Edward Terence Donnelly (August 22, 1871 – February 8, 1929) was a United States Army officer in the late 19th and early 20th centuries.

==Biography==
Donnelly was born in London on August 22, 1871, the son of Edward C. Donnelly who was from New York City. He attended Manhattan College, Columbia University, and New York Law School, receiving his Bachelor of Laws from the latter.

Donnelly was commissioned as a captain in the Eighth New York Infantry on May 17, 1898. After being honorably mustered out of the volunteer service on November 3, 1898, Donnelly was commissioned as a first lieutenant in the 43rd U.S. Volunteer Infantry on August 17, 1899, though he was honorably mustered out on July 5, 1901. On August 1, 1901, Donnelly was commissioned again as a first lieutenant for artillery.

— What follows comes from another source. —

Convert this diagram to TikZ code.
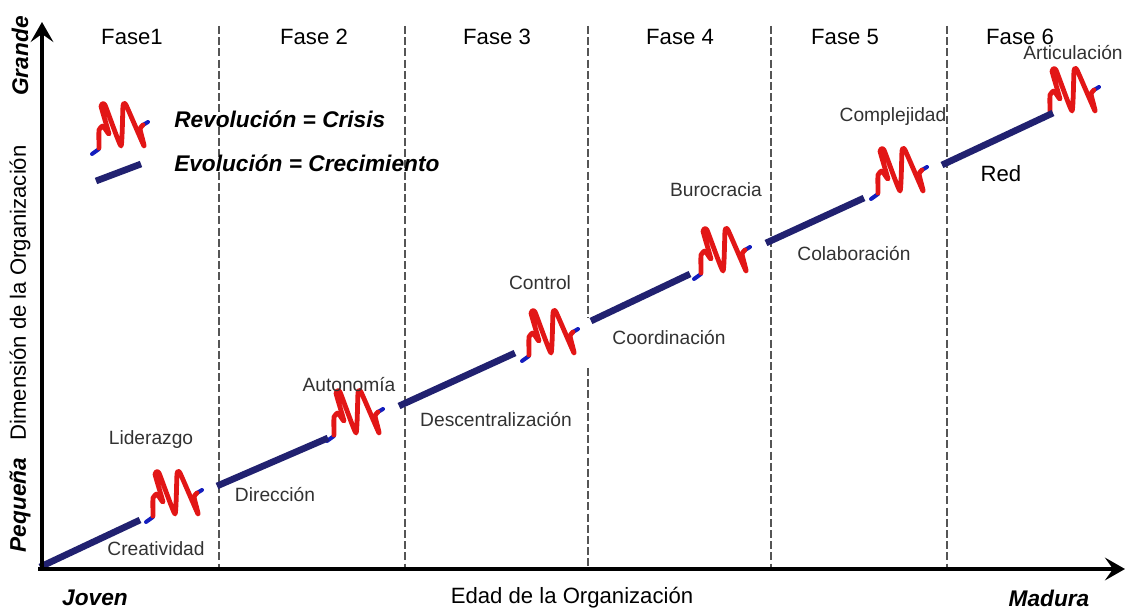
\documentclass[tikz,border=0pt]{standalone}
\usepackage{fontspec}
\setmainfont{Liberation Sans}
\usetikzlibrary{arrows.meta}
\definecolor{evol}{RGB}{33,33,112}
\definecolor{revol}{RGB}{226,22,22}
\definecolor{revolend}{RGB}{20,30,190}
\definecolor{grisfase}{RGB}{85,85,85}
\definecolor{gristxt}{RGB}{50,50,50}
\tikzset{
  eje/.style={line width=3pt,-{Stealth[length=15pt,width=17pt,inset=6pt]}},
  fasediv/.style={grisfase,line width=2.2pt,dash pattern=on 6pt off 2.4pt},
  evolucion/.style={evol,line width=5pt},
  fase/.style={font=\fontsize{16.6}{18}\selectfont,text=black,inner sep=0.75pt},
  etapa/.style={font=\fontsize{14.4}{16}\selectfont,text=gristxt,inner sep=0.75pt},
  clave/.style={font=\fontsize{17}{19}\selectfont\bfseries\itshape,text=black,inner sep=0.75pt},
  crisis/.pic={
    \draw [revolend,line width=3pt,line cap=round] (-30,27) -- (-23,22) ;
    \draw [revolend,line width=3pt,line cap=round] (21,-2) -- (26,-5) ;
    \draw [revol,line width=3.6pt,line join=round,line cap=round] plot [smooth,tension=0.25] coordinates {(-23,21) (-23,3) (-19,-1) (-13,7) (-21,-21) (-17,-22) (-1,19) (1,-21) (4,-22) (22,19) (18,2) (21,-2)} ;
  }
}

\begin{document}
\begin{tikzpicture}[x=0.75pt,y=0.75pt,yscale=-1,xscale=1]
\useasboundingbox (0,0) rectangle (1125,610);

%Phase dividers
\draw [fasediv] (219,26) -- (219,569) ;
\draw [fasediv] (405,26) -- (405,569) ;
\draw [fasediv] (588,26) -- (588,318) ;
\draw [fasediv] (588,368) -- (588,569) ;
\draw [fasediv] (771,26) -- (771,569) ;
\draw [fasediv] (947,26) -- (947,569) ;

%Crisis squiggles
\path (122,127) pic [transform shape] {crisis} ;
\path (176,495) pic [transform shape] {crisis} ;
\path (357,414) pic [transform shape] {crisis} ;
\path (552,334) pic [transform shape] {crisis} ;
\path (724,252) pic [transform shape] {crisis} ;
\path (901,172) pic [transform shape] {crisis} ;
\path (1073,92) pic [transform shape] {crisis} ;

%Evolution segments
\coordinate (ev1a) at (40,567); \coordinate (ev1b) at (140,520);
\coordinate (ev2a) at (217,486); \coordinate (ev2b) at (328,438);
\coordinate (ev3a) at (399,406); \coordinate (ev3b) at (515,353);
\coordinate (ev4a) at (591,321); \coordinate (ev4b) at (690,274);
\coordinate (ev5a) at (766,243); \coordinate (ev5b) at (864,198);
\coordinate (ev6a) at (942,165); \coordinate (ev6b) at (1053,113);
\coordinate (leyA) at (96,181); \coordinate (leyB) at (141,164);
\draw [evolucion] (ev1a) -- (ev1b) ;
\draw [evolucion] (ev2a) -- (ev2b) ;
\draw [evolucion] (ev3a) -- (ev3b) ;
\draw [evolucion] (ev4a) -- (ev4b) ;
\draw [evolucion] (ev5a) -- (ev5b) ;
\draw [evolucion] (ev6a) -- (ev6b) ;
\draw [evolucion] (leyA) -- (leyB) ;

%Axes
\coordinate (origen) at (42,569);
\coordinate (ejeY) at (42,22);
\coordinate (ejeX) at (1125,569);
\draw [eje] (38,569) -- (ejeX) ;
\draw [eje] (origen) -- (ejeY) ;

% Text Node
\node [fase] (fase1) at (132,37) {Fase1};
\node [fase] (fase2) at (314,37) {Fase 2};
\node [fase] (fase3) at (497,37) {Fase 3};
\node [fase] (fase4) at (680,37) {Fase 4};
\node [fase] (fase5) at (845,37) {Fase 5};
\node [fase] (fase6) at (1020,37) {Fase 6};
% Text Node
\node [etapa] (articulacion) at (1073,53) {Articulación};
\node [etapa] (complejidad) at (893,117) {Complejidad};
\node [etapa] (burocracia) at (716,190) {Burocracia};
\node [etapa] (control) at (540,283) {Control};
\node [etapa] (autonomia) at (349,385) {Autonomía};
\node [etapa] (liderazgo) at (151,440) {Liderazgo};
\node [etapa] (creatividad) at (156,549) {Creatividad};
\node [etapa] (direccion) at (275,495) {Dirección};
\node [etapa] (descentral) at (496,420) {Descentralización};
\node [etapa] (coordinacion) at (669,338) {Coordinación};
\node [etapa] (colaboracion) at (854,254) {Colaboración};
\node [fase] (red) at (1001,174) {Red};
% Text Node
\node [clave,anchor=west] (revolucion) at (173,119) {Revolución = Crisis};
\node [clave,anchor=west] (evolucionkey) at (173,163) {Evolución = Crecimiento};
% Text Node
\node [clave] (joven) at (95,598) {Joven};
\node [fase] (edad) at (572,598) {Edad de la Organización};
\node [clave] (madura) at (1049,598) {Madura};
% Text Node
\node [clave,rotate=90] (grande) at (20,56) {Grande};
\node [fase,rotate=90] (dimension) at (20,293) {Dimensión de la Organización};
\node [clave,rotate=90] (pequena) at (20,505) {Pequeña};

\end{tikzpicture}
\end{document}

Donnelly graduated from the School of Application for Cavalry and Field Artillery in 1905. On January 25, 1907, he was promoted to the rank of Captain, and on June 6 of that year he was transferred to the First Field Artillery. Donnelly later served on the Sixth, Third, and Fifth Field Artillery regiments, and he participated in the Spanish–American War, Philippine–American War, and the Pancho Villa Expedition. He rose through the ranks until his promotion to the rank of brigadier general on April 12, 1918.

Donnelly served in France during World War I, serving from July 1918 to May 1919 as the commanding general of the 164th Field Artillery Brigade of the 89th Infantry Division. He was awarded the Croix de Guerre.

Donnelly died on February 8, 1929.

==Bibliography==

- Davis, Henry Blaine Jr. (1998). "Generals in Khaki"
- Marquis Who's Who (1975). "Who Was Who In American History – The Military"

==Personal life==
Donnelly married Flora Fitten Berwick on November 22, 1909. He was a Roman Catholic.